The Romance of Betty Boop. The Romance of Betty Boop (1985) was a CBS special produced and directed by Bill Melendez, today best known for his work on the Charlie Brown Peanuts specials. At the time, Melendez noted that he was never a Betty Boop fan when he was a youngster. However, he liked the script by Ron Friedman.
“There had been a continuing loyalty group to Betty Boop,” Melendez stated. “But she was never my favorite character until I read the script. It was no longer that flapper of the 1930s. It was for today, a joy to read. It was a refreshing difference for me personally and if the ratings allow, I would do additional Boop specials.” Ratings did not allow that to happen.
Beauty and the Beast. From the New York Times November 17, 1991, co-director of Disney’s Beauty and the Beast (1991) Kirk Wise said, “In the early parts of the film, Beast should be walking on all fours. In the latter parts of the film, he should stand more upright. And by the time the two are together in the dance, he’s carrying himself upright like a human being. He actually looks handsome, even though he’s in this sort of beastly form.
“Belle’s arc is from being revolted and scared by Beast to loving him to seeing beyond this ugly façade something that is very warm and very real and very lovable.”
South Park Characters. In Entertainment Weekly October 14, 2016, South Park creators Trey Parker and Matt Stone revealed that wheelchair bound Timmy was just created for a minor bit but they fell in love with the character. Timmy was supposed to die in his first appearance. PC Principal was just supposed to be a “one-off” gag character.
“There was a moment, a couple of years ago, when The Simpsons were going to kill off a major character,” said Stone. “We were like, ‘Let’s be super hardcore. Let’s just f*cking kill Kyle’.”
Mike Judge. In USA Today in 1993, writer Mike Judge commented on Beavis and Butt-head: “A lot of people are saying ‘why am I laughing at this?’ It’s just simple dumb humor. I really think kids take it for what it is, that it’s a satire and we’re not endorsing what they do. I voice both characters and while there is a script, I do ad-lib a lot. The difficulty is that we’ll have a great line but it’ll be just too clever for them so we can’t use it.”
Spielberg Loves Animators. Steven Spielberg quoted in American Film magazine September 1978, “I’m so much in love with Disney animators. I think animation is the foster parent of live action cinema because animators have in their mind a clear picture of how a chipmunk rolls over in the snow. They don’t build mechanical chipmunks and roll them over. They have to use their imagination and paint them. I think that all directors should be animators first, because you take the imagination and turn it into something tangible.”

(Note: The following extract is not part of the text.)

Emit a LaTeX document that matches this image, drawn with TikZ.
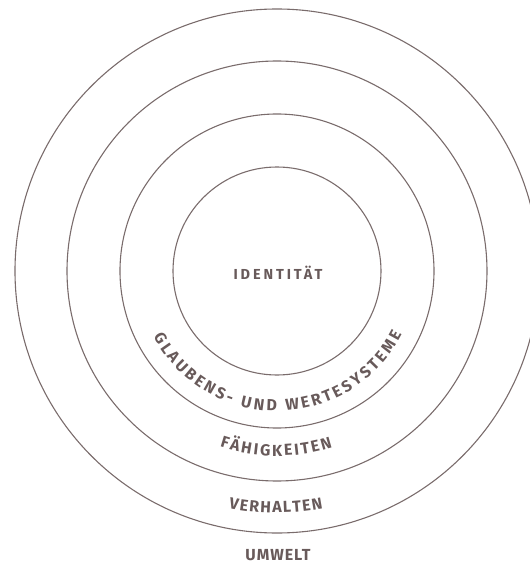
\documentclass[tikz,border=0pt]{standalone}
\usepackage{fontspec}
\newfontfamily\ringfont{Fira Sans}[UprightFont={* Bold}]
\newfontfamily\spacedfont{Fira Sans}[UprightFont={* Bold},LetterSpace=20]
\newfontfamily\widefont{Fira Sans}[UprightFont={* Bold},LetterSpace=6]
\definecolor{ringline}{RGB}{122,108,108}
\definecolor{ringtext}{RGB}{104,90,90}
\usetikzlibrary{decorations.text}
\newcommand{\arcfont}{\ringfont\fontsize{16}{16}\selectfont}
\tikzset{
  ring/.style={draw=ringline,line width=1.1pt},
  arclabel/.style={decorate,decoration={text along path,text align=fit to path,
      text color=ringtext,text={|\arcfont|#1}}}
}

\begin{document}
\begin{tikzpicture}[x=1pt,y=1pt]
  \useasboundingbox (-277,-294) rectangle (253,271);
  % rings, inside out
  \foreach \r in {104,157,210,262}
    \draw[ring] (0,0) circle[radius=\r pt];
  \node[font=\spacedfont\fontsize{14.5}{14.5}\selectfont\color{ringtext}] (identity) at (1,-2) {IDENTITÄT};
  \path[arclabel={GLAUBENS- UND WERTESYSTEME}] (-152:140pt) arc[start angle=-152,end angle=-27,radius=140pt];
  \path[arclabel={FÄHIGKEITEN}] (-108:185pt) arc[start angle=-108,end angle=-72.5,radius=185pt];
  \path[arclabel={VERHALTEN}] (-101.5:242pt) arc[start angle=-101.5,end angle=-79,radius=242pt];
  \node[font=\widefont\fontsize{16}{16}\selectfont\color{ringtext}] (umwelt) at (1,-284.5) {UMWELT};
\end{tikzpicture}
\end{document}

Wisdom of Chuck Jones. In The Record from July 30, 1992, animator and producer Chuck Jones said, “If you care about the art (of animation), I think you are obliged to help those who will follow. Saturday morning TV is written down to children. It’s dangerous when you write down to any audience, of course, but it’s never a good idea to write down to children. Beethoven was composing at the age of five. The test of any good children’s story is whether it can be enjoyed by adults as well.”
Square Dancing. Some animation fans know that Chuck Jones and his wife were square dancing enthusiasts and that Chuck did frequent drawings for the square dancing magazine, Sets in Order and even an occasional column. Bob Osgood began publishing SIO in 1948 and the last issue was issued in December 1985, 444 issues total. It was Phil Monroe who got Warners’ studio personnel interested in square dancing and organized noon time dances in the studio’s basement. The McKimson cartoon, Hillbilly Hare (1950), with its square dancing sequence grew out of this activity and McKimson called in Monroe as an adviser on the square dance patter.